>>>>

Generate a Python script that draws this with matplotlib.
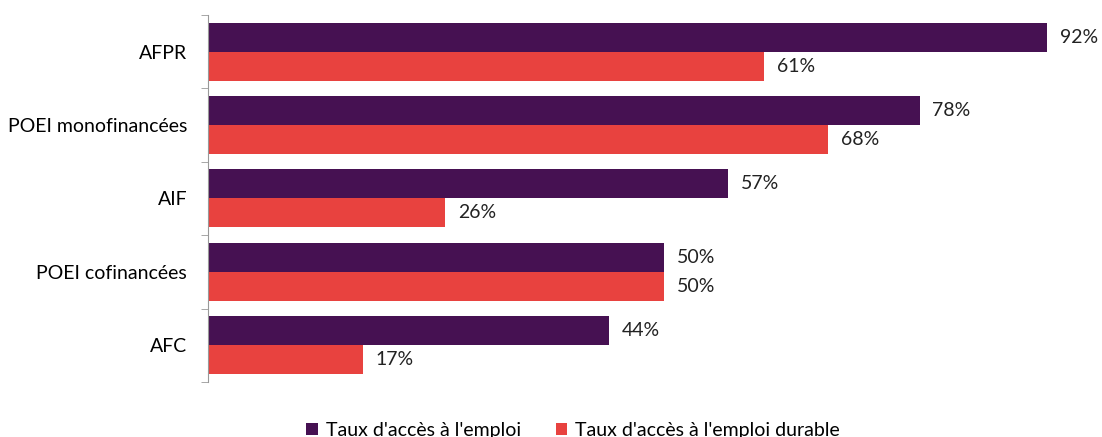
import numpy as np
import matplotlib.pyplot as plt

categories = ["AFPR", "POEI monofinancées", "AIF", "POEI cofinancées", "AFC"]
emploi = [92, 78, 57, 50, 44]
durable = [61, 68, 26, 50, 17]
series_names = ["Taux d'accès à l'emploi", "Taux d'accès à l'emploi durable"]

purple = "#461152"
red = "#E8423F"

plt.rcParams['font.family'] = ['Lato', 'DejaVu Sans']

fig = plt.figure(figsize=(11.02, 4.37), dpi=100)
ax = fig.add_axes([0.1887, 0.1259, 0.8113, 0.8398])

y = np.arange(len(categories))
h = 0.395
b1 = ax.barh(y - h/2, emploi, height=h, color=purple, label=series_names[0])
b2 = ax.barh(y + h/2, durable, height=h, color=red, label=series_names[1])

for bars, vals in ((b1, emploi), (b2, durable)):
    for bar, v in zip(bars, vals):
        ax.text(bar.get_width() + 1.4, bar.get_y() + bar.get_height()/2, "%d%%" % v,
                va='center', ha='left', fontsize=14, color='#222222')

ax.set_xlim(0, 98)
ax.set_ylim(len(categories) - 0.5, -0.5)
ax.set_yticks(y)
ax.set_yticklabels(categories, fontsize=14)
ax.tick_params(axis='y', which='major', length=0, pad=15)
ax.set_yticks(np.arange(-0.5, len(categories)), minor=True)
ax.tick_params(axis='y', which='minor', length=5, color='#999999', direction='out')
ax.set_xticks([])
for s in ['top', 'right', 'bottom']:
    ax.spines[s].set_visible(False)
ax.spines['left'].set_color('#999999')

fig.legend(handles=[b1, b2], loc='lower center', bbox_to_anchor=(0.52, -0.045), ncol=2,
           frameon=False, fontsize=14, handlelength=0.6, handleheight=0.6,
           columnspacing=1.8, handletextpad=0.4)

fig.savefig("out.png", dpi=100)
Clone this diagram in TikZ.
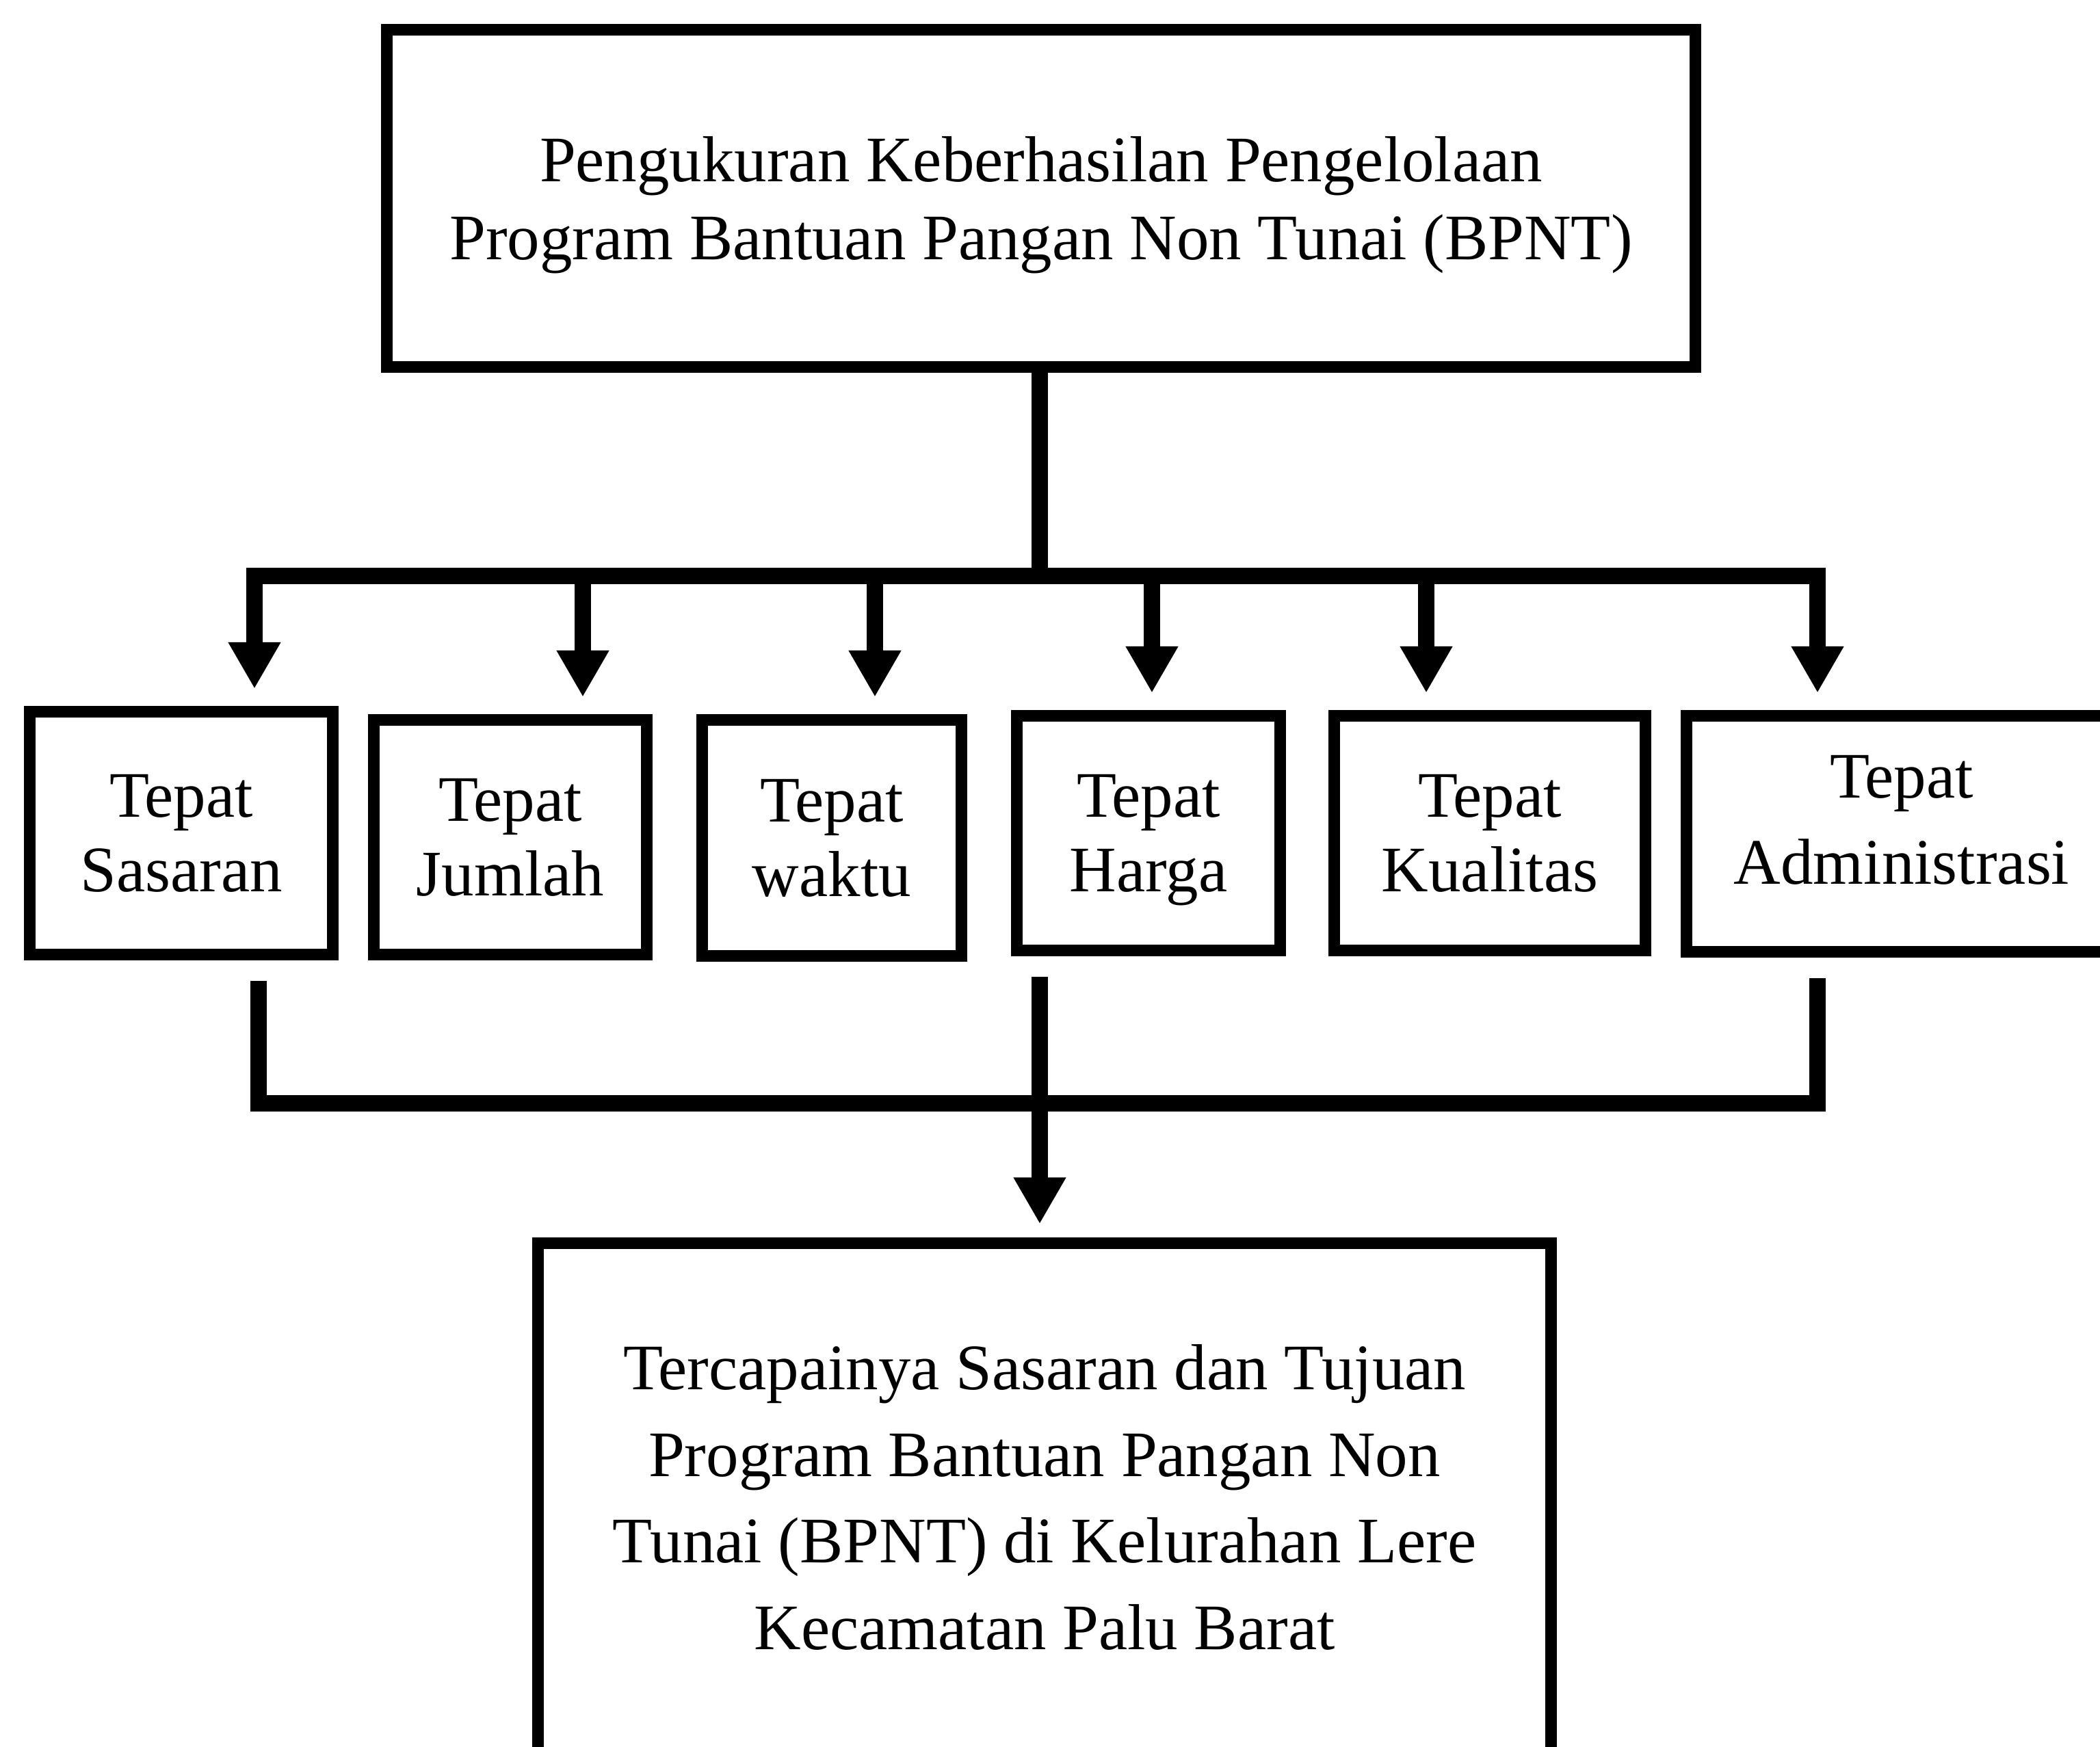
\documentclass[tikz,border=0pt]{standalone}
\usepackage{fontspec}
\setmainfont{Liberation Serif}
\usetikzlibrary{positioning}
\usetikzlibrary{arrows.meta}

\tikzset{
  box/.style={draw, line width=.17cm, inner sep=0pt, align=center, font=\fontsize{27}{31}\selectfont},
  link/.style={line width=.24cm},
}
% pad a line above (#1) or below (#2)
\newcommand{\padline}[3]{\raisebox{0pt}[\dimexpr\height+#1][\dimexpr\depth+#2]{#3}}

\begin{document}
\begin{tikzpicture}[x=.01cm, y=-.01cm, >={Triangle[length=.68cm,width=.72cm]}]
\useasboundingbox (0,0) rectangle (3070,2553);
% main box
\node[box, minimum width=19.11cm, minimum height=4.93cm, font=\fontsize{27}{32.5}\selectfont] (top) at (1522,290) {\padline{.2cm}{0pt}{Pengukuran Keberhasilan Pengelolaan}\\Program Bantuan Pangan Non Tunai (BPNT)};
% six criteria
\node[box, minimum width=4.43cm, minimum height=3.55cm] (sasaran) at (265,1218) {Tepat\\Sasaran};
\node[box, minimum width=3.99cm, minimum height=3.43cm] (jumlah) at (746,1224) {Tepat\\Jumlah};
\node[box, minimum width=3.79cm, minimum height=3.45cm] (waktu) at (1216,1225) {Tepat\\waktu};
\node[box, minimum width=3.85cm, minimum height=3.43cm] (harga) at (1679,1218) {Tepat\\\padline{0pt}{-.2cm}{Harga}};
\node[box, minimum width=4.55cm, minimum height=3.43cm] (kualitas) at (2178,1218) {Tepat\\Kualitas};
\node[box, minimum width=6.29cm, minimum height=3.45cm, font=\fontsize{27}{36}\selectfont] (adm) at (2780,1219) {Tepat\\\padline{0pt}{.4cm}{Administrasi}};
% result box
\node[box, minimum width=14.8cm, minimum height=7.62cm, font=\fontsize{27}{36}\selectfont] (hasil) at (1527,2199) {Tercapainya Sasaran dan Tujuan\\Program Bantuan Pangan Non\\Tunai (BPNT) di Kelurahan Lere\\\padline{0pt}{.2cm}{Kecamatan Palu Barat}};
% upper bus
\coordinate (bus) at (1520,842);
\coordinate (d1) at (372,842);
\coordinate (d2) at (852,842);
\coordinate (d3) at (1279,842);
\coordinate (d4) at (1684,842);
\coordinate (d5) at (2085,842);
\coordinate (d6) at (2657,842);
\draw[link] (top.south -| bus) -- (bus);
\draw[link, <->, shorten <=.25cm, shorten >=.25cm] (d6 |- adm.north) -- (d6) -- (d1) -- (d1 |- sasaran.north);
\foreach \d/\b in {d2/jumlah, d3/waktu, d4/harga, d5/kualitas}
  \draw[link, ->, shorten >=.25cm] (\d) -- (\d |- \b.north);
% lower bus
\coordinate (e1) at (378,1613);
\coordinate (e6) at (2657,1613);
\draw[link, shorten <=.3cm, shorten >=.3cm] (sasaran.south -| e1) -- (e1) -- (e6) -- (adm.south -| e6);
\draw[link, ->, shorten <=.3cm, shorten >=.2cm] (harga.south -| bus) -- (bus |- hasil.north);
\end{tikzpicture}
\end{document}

<<<<

■ **WHAT THE TASK ASKS**: Transcribe the opening line of the listing above, please, and every line after it through the line with "import matplotlib.pyplot as plt", word for word, without pictures.

■ **ANSWER IN FULL**:
Generate a Python script that draws this with matplotlib.
import numpy as np
import matplotlib.pyplot as plt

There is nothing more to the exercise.